The illustrated book has occasionally been a focus for some of Europe’s greatest artists, particularly the French, as witnessed by the ‘livre d’artiste’ tradition. In these collaborations, an enterprising publisher would bring together an artist who liked literature with a piece of writing susceptible to visual interpretation, and hope for the best. Some remarkable works of art have resulted. But there have always been those artists who didn’t want their work tied to anyone else’s words, and either made a book solely of images, or else wrote the words themselves. (The unsullied purity of the idea or the ultimate self-indulgence?) From there it was but a step to the contemporary artist’s book, in which the form of the book itself has been brought into question, and books are made from bricks or plastic or fur or matches, or whatever takes your fancy (if you’re an artist, or rather a book-artist). In the artistic free-for-all that exists today, the book has become just another object, a form of sculpture, that only occasionally resorts to employing text.
I think that’s a pity, since I am a writer who loves both art and books, and who takes delight in the discovery of a new combination of text and image that has the power to move me. I love innovation, but I am enough of a traditionalist to prefer the use of paper and some form of practical container (if not a standard binding) to keep the book together. I have worked with a couple of artists to make such books (my texts, their images), and copies of these publications are now in public collections such as the Tate and the V&A libraries. So it was with some excitement that I greeted the news of a major exhibition at the V&A called Blood on Paper: The Art of the Book (showing until 29 June).
Displayed in rooms off the main hall (Cromwell Road entrance), the exhibition is an unrestful installation, with hundreds of projected white and red words jostling each other on the upper walls. This digital light projection is by Charles Sandison, and it’s matched by an underwater soundtrack by that master of ambient music, Brian Eno. (I remember how his lacklustre soundscapes used to be collectively known as ‘music for lavatories’.) The visitor is greeted by a lead book by Anselm Kiefer, its leaves akimbo. Various flat cabinets are set around the walls containing such classics as Matisse’s ‘Jazz’, Picasso’s ‘Deux Contes’ (both 1947) and Giacometti’s ‘Paris sans Fin’ (1969). The last was not completed before the artist’s death in 1966, and was published posthumously. It seems to have set a dangerous precedent.
This exhibition has been jointly curated by Rowan Watson from the V&A and Elena Foster, founder and director of Ivory Press, a commercial venture. Collaboration between a museum and commerce inevitably affects the impartiality of any survey, and introduces a conflict of interests. Only 40 per cent of the exhibits come from the V&A’s own marvellous collection (the National Art Library). Out of a total of 60 exhibits by 38 artists, nine works are on loan from Ivory Press, which include a suitcase of replicas from Francis Bacon’s studio. This can hardly be said to be an artist’s book, however far you stretch the definition. Bacon would have laughed himself hoarse. A selection of the detritus from his studio floor has been collected and replicated in a limited edition. Interesting as research material, perhaps, though I don’t think the average researcher would be able to afford it. It’s really a kind of posthumous artistic tuft-hunting, souvenirs for the wealthy. Then there’s a Noguchi book from Ivory Press which is also posthumous — a set of facsimile photographs. Another facsimile production from Ivory Press is a big boxed effort of Chillida’s drawings. The original concept was Chillida’s but it was executed after his death.

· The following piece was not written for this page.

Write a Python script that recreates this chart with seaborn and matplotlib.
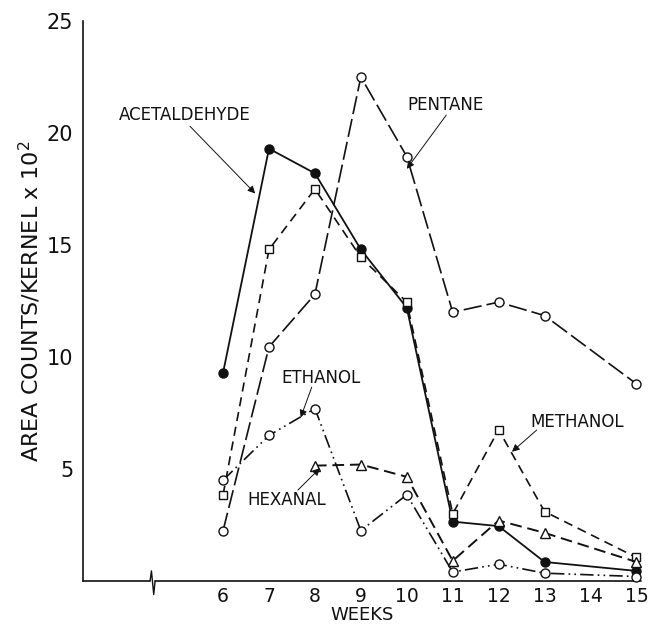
import matplotlib
matplotlib.use("Agg")
import matplotlib.pyplot as plt
import seaborn as sns
import pandas as pd

# ---- data ----
weeks_acetaldehyde = [6, 7, 8, 9, 10, 11, 12, 13, 15]
acetaldehyde = [9.3, 19.3, 18.2, 14.8, 12.2, 2.65, 2.45, 0.85, 0.45]

weeks_methanol = [6, 7, 8, 9, 10, 11, 12, 13, 15]
methanol = [3.85, 14.8, 17.5, 14.45, 12.45, 3.0, 6.75, 3.1, 1.05]

weeks_pentane = [6, 7, 8, 9, 10, 11, 12, 13, 15]
pentane = [2.25, 10.45, 12.8, 22.5, 18.95, 12.0, 12.45, 11.85, 8.8]

weeks_ethanol = [6, 7, 8, 9, 10, 11, 12, 13, 15]
ethanol = [4.5, 6.5, 7.7, 2.25, 3.85, 0.4, 0.75, 0.35, 0.2]

weeks_hexanal = [8, 9, 10, 11, 12, 13, 15]
hexanal = [5.15, 5.2, 4.65, 0.9, 2.7, 2.15, 0.85]

x_ticks = [6, 7, 8, 9, 10, 11, 12, 13, 14, 15]
y_ticks = [5, 10, 15, 20, 25]

sns.set_style("white")
plt.rcParams["font.family"] = ["DejaVu Sans"]

fig = plt.figure(figsize=(6.51, 6.29), dpi=100)
ax = fig.add_axes([83 / 651, 48 / 629, (641 - 83) / 651, (581 - 21) / 629])

K = "#111111"
series = [
    ("ACETALDEHYDE", weeks_acetaldehyde, acetaldehyde, "-", "o", K, 1.3),
    ("METHANOL", weeks_methanol, methanol, (0, (5.5, 3.5)), "s", "white", 1.2),
    ("PENTANE", weeks_pentane, pentane, (0, (11, 3)), "o", "white", 1.2),
    ("ETHANOL", weeks_ethanol, ethanol, (0, (8, 2.5, 1, 2.5, 1, 2.5)), "o", "white", 1.2),
    ("HEXANAL", weeks_hexanal, hexanal, (0, (6, 3)), "^", "white", 1.4),
]

for name, wx, wy, ls, mk, fc, lw in series:
    df = pd.DataFrame({"week": wx, "value": wy})
    sns.lineplot(data=df, x="week", y="value", ax=ax, color=K, linestyle=ls,
                 linewidth=lw, marker=mk, markersize=6.5 if mk != "s" else 5.5,
                 markerfacecolor=fc, markeredgecolor=K, markeredgewidth=1.0,
                 zorder=3, clip_on=False)

ax.set_xlim(2.95, 15.1)
ax.set_ylim(0, 25)
ax.set_xticks(x_ticks)
ax.set_yticks(y_ticks)
ax.set_xticklabels([str(t) for t in x_ticks])
ax.set_yticklabels([str(t) for t in y_ticks])
ax.tick_params(axis="y", direction="in", length=9, width=1.0, pad=7,
               labelsize=15, colors=K)
ax.tick_params(axis="x", direction="in", length=4, width=1.0, pad=4,
               labelsize=13.5, colors=K)

for s in ["top", "right", "bottom"]:
    ax.spines[s].set_visible(False)
ax.spines["left"].set_color(K)
ax.spines["left"].set_linewidth(1.2)

# bottom axis line with a break mark
xb = 4.47
ax.plot([2.95, xb - 0.06], [0, 0], color=K, lw=1.2, clip_on=False, zorder=2)
ax.plot([xb - 0.06, xb - 0.03, xb + 0.02, xb + 0.05],
        [0, 0.45, -0.6, 0], color=K, lw=1.0, clip_on=False, zorder=2)
ax.plot([xb + 0.05, 15.1], [0, 0], color=K, lw=1.2, clip_on=False, zorder=2)

ax.set_xlabel("WEEKS", fontsize=13, color=K, labelpad=0)
ax.set_ylabel("AREA COUNTS/KERNEL x 10$^2$", fontsize=16, color=K, labelpad=3)

# labels with arrows
arrow = dict(arrowstyle="-|>", lw=0.7, color=K, mutation_scale=11,
             shrinkA=0, shrinkB=0)
labels = [
    ("ACETALDEHYDE", (5.17, 20.8), (5.28, 20.3), (6.70, 17.3)),
    ("PENTANE", (10.84, 21.25), (10.86, 20.8), (10.0, 18.4)),
    ("ETHANOL", (8.13, 9.06), (7.93, 8.65), (7.69, 7.3)),
    ("HEXANAL", (7.39, 3.62), (7.63, 4.06), (8.11, 5.04)),
    ("METHANOL", (13.71, 7.10), (12.83, 6.74), (12.29, 5.77)),
]
for txt, tpos, a0, a1 in labels:
    ax.text(tpos[0], tpos[1], txt, fontsize=12, ha="center", va="center", color=K)
    ax.annotate("", xy=a1, xytext=a0, arrowprops=arrow)

fig.savefig("out.png", dpi=100, facecolor="white")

To me these productions don’t feel like real artists’ books. For the authentic frisson, I turned to Robert Motherwell’s illustrations for Three Poems by Octavio Paz. ‘Wind/on the dusty corners/turns the papers/Yesterday’s news... ’ There were experimental things by Anish Kapoor that looked like slits, and a childish installation of plaster snowballs thrown at the wall by a sculptor who calls himself (rather appropriately) Not Vital. I preferred to look at the real books by Dubuffet and Sam Francis, the Rauschenberg illustrations for RobbeGrillet, Sol LeWitt’s minimalism and Ed Ruscha’s famous books of Gas Stations and Swimming Pools. Even Richard Long’s mud handprints (1984, Coracle Press) held more interest. The catalogue is a big limited-edition box published by Ivory Press (£45), filled with reproductions on different coloured card. Like the exhibition, it’s a dismal triumph of presentation over content. Surely the V&A can do better than this? A proper selection of artists’ books from its own first-rate collection would be a start.